• **TASK**
Below are the records. Gather each line that holds "recreates".

• **INPUT ROWS**
- - - - -
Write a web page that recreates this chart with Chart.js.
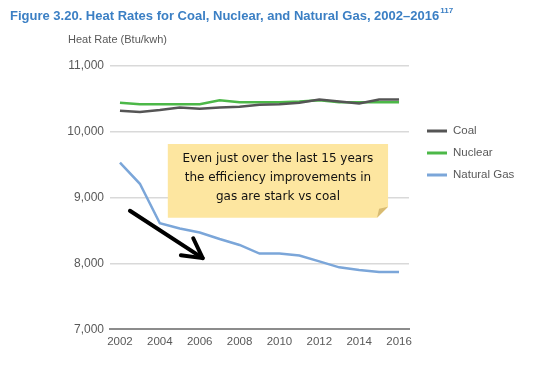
- - - - -
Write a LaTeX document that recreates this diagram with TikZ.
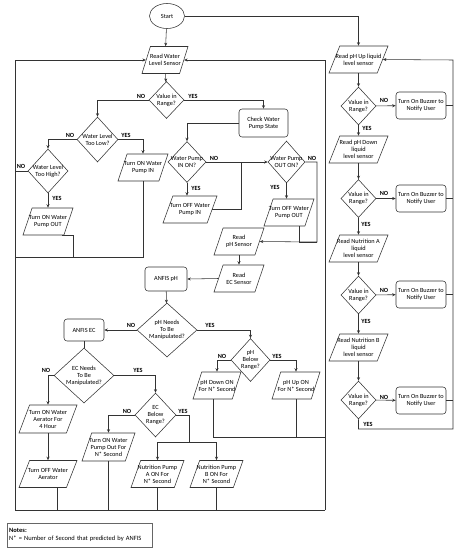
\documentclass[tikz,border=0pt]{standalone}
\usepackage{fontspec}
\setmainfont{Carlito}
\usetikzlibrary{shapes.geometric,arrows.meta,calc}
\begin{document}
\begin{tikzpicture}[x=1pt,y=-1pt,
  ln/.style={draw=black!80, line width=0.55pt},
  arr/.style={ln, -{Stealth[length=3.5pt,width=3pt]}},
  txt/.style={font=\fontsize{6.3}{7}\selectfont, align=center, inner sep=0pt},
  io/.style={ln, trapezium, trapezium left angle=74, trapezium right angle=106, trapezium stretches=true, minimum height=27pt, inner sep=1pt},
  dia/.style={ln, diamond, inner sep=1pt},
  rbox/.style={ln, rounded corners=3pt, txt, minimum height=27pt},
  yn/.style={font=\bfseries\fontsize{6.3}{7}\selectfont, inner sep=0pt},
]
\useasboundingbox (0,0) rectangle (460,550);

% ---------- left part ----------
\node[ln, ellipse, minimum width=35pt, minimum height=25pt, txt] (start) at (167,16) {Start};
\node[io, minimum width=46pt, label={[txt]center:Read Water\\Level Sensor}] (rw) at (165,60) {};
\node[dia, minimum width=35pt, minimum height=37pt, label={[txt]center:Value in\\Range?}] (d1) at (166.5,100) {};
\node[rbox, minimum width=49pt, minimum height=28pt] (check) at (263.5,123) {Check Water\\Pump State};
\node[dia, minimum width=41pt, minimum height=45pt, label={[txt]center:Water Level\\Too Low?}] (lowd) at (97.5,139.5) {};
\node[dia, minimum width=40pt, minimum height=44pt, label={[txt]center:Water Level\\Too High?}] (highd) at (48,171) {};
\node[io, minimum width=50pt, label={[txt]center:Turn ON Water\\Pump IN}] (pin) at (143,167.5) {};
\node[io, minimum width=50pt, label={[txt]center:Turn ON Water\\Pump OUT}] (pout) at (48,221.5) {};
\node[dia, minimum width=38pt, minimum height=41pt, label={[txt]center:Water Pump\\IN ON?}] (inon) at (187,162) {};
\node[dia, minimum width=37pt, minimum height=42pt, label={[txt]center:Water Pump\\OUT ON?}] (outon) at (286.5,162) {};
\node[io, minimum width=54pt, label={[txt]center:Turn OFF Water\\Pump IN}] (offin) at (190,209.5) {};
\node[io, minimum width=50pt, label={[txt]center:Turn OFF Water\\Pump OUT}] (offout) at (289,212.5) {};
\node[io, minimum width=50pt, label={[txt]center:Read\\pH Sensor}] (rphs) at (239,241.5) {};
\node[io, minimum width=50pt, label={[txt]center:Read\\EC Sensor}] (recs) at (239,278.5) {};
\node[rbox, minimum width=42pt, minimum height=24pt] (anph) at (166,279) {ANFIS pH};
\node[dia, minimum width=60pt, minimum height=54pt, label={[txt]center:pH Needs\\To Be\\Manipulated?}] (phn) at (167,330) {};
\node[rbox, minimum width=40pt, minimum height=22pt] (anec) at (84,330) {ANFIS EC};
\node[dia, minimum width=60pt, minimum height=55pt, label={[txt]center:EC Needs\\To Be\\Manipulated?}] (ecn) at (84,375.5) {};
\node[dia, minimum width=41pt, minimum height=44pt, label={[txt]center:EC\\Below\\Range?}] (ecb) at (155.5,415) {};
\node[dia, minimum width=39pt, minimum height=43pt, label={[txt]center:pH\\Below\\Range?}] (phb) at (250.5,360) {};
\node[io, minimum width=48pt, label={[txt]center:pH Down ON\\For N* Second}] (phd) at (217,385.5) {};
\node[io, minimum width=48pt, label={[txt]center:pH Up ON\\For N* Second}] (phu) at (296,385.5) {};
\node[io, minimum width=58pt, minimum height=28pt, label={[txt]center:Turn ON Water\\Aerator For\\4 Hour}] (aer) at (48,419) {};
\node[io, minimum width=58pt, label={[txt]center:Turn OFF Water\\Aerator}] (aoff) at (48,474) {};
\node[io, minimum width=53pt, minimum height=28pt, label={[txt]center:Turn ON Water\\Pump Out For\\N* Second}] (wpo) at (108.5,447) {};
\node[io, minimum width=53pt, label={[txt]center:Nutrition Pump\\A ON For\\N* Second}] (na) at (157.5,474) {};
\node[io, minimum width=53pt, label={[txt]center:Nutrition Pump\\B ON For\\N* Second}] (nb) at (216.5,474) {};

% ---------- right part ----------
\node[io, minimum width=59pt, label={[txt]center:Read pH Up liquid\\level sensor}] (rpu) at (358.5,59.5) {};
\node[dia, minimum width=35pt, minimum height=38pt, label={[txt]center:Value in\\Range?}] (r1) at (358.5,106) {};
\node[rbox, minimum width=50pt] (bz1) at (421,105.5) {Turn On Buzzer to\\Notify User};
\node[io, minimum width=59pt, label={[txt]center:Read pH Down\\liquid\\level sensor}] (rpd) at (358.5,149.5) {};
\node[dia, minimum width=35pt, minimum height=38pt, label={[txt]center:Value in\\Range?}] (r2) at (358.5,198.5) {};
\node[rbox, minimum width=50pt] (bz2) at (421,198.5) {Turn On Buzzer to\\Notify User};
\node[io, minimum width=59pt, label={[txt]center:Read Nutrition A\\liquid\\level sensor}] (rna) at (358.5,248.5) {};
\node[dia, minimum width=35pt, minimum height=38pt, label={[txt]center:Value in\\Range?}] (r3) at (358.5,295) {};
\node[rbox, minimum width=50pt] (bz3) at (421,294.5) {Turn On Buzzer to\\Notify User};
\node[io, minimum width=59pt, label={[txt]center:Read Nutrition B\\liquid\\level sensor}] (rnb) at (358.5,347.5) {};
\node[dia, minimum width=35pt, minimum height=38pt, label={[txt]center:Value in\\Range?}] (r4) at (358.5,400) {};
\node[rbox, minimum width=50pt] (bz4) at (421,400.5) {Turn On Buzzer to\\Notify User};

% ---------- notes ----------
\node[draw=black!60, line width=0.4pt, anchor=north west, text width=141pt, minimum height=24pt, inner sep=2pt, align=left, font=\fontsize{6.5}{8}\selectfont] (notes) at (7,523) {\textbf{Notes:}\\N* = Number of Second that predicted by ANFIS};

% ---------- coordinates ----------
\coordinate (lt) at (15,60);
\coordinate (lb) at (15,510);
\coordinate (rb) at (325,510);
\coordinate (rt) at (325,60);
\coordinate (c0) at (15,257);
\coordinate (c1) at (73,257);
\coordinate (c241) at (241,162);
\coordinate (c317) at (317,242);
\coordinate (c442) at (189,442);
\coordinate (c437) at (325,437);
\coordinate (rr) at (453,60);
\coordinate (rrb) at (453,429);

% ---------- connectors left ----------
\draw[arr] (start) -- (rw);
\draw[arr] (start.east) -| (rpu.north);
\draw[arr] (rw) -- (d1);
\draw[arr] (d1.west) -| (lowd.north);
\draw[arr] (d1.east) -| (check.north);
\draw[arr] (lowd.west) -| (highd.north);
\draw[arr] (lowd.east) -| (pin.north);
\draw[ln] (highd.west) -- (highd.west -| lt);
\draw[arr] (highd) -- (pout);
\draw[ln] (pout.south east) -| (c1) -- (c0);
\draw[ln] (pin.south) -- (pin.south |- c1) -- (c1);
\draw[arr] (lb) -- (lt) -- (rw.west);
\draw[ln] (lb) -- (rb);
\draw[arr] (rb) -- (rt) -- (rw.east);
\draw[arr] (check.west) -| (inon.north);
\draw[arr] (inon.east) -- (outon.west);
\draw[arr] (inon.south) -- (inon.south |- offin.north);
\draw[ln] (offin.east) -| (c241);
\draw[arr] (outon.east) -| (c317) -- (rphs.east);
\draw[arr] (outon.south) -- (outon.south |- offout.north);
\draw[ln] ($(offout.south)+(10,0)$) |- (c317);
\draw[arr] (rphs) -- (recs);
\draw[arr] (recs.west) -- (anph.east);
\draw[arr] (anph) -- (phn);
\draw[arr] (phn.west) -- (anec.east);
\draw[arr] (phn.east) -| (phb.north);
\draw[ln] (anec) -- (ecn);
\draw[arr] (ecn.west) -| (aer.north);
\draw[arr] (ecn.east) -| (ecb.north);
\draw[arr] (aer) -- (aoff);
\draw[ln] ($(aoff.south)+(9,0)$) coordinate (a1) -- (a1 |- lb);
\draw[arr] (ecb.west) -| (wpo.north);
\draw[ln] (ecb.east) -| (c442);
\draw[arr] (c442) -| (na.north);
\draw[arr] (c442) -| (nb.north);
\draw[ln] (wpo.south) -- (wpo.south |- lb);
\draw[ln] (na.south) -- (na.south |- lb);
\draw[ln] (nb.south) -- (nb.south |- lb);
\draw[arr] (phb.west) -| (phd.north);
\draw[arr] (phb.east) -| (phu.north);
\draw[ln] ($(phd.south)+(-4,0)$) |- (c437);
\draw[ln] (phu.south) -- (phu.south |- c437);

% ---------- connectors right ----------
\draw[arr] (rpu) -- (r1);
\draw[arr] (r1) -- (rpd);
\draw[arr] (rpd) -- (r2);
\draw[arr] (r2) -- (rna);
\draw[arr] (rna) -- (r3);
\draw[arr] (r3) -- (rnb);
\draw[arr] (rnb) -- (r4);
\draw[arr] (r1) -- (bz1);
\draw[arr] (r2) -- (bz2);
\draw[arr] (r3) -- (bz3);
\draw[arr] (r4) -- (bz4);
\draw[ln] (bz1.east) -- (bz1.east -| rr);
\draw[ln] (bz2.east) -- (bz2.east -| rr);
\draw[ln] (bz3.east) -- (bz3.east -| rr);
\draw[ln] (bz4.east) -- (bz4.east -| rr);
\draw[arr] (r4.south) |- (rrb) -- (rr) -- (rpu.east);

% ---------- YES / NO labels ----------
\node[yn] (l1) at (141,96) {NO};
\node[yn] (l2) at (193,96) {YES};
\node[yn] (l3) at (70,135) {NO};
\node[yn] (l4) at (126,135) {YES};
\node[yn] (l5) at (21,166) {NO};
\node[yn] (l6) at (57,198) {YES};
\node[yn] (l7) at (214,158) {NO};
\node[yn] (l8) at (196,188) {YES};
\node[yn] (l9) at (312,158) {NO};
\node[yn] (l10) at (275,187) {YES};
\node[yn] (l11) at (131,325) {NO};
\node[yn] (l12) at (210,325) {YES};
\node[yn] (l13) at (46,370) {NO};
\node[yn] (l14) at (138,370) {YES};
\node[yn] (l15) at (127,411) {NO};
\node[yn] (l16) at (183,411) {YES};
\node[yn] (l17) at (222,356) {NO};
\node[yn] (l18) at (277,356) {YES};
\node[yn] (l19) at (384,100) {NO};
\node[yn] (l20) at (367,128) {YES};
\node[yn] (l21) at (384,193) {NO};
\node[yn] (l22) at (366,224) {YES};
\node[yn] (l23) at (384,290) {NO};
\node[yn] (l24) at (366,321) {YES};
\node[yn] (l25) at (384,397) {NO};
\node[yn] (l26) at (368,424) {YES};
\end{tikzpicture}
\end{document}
- - - - -
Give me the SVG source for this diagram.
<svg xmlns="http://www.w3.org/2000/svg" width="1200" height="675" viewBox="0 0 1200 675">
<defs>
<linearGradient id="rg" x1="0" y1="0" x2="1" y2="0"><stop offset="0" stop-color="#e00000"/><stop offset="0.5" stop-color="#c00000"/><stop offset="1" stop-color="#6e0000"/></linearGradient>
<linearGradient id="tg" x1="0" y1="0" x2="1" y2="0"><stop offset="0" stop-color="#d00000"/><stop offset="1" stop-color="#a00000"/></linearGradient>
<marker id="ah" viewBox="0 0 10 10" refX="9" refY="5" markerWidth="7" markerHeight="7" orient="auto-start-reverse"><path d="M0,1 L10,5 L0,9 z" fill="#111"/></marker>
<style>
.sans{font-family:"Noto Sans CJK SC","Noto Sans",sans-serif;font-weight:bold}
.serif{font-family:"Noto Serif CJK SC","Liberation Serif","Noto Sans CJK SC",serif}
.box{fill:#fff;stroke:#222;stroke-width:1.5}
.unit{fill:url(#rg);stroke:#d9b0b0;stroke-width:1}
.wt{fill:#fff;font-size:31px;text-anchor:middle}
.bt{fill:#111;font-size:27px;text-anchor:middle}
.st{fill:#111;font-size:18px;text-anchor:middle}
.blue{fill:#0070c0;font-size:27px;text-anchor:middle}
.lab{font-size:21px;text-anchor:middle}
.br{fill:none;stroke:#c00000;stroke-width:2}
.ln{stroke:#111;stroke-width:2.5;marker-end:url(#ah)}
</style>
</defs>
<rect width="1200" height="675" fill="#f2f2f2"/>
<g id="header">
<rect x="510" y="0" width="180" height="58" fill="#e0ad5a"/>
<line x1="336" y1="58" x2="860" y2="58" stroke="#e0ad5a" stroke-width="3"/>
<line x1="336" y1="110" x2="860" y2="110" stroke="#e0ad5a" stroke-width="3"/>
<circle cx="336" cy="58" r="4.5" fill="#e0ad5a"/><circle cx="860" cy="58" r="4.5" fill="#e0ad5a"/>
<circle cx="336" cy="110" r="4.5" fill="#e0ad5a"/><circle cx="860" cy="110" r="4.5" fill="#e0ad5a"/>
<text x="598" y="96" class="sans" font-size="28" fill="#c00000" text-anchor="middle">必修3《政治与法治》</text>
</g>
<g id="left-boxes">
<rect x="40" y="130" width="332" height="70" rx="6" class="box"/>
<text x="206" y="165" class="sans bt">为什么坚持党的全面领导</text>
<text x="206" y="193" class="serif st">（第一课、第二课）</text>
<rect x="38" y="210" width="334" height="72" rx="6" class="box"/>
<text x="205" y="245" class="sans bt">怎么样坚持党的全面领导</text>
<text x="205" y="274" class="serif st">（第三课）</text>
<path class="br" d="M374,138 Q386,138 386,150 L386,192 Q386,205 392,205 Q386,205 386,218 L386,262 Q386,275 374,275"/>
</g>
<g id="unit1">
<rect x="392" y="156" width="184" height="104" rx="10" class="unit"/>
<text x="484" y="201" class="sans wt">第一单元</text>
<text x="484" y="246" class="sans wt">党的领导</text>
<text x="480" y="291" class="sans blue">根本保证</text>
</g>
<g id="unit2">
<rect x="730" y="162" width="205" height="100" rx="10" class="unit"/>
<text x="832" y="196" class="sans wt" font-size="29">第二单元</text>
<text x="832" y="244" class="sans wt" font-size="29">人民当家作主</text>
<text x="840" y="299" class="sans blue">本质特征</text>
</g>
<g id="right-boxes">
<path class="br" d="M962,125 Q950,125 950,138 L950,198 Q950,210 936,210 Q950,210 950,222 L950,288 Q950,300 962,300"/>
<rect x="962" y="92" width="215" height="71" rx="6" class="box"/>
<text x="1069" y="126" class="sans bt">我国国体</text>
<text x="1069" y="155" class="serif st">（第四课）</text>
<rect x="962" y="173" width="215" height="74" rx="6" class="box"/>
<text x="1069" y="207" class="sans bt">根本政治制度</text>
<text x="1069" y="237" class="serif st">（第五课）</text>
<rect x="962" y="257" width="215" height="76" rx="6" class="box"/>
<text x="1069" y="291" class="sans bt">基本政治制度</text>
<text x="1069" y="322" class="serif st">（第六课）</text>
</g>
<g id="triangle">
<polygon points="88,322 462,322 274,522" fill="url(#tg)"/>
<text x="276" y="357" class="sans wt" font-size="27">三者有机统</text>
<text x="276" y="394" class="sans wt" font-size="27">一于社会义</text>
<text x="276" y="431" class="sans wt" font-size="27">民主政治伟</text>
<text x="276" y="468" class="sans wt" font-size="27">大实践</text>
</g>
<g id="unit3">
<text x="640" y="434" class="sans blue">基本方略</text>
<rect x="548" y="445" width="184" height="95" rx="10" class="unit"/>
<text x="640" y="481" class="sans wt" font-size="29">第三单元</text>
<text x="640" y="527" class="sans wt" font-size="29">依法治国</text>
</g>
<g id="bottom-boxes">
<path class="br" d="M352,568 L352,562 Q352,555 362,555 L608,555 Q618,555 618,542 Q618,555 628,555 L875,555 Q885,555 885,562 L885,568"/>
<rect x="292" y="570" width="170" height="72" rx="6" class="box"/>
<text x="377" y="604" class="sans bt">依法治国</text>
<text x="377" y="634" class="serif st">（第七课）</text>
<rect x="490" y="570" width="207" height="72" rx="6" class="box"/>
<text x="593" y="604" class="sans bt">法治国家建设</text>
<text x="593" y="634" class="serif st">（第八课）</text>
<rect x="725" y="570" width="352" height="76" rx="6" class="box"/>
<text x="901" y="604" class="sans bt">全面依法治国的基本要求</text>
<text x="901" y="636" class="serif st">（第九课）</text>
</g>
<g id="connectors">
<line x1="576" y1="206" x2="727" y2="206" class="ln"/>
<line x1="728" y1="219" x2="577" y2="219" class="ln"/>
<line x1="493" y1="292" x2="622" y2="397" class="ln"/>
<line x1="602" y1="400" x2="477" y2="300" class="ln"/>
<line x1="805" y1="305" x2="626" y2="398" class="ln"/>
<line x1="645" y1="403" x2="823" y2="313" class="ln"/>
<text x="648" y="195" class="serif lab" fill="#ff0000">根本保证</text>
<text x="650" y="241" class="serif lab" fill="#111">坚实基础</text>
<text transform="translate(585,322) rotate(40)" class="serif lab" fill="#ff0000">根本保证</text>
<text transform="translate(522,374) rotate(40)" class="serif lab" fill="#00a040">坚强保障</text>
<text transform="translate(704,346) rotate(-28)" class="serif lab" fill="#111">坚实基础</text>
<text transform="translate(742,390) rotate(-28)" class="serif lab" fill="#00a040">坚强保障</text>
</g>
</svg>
- - - - -
• **EXERCISE OUTPUT**
Write a web page that recreates this chart with Chart.js.
Write a LaTeX document that recreates this diagram with TikZ.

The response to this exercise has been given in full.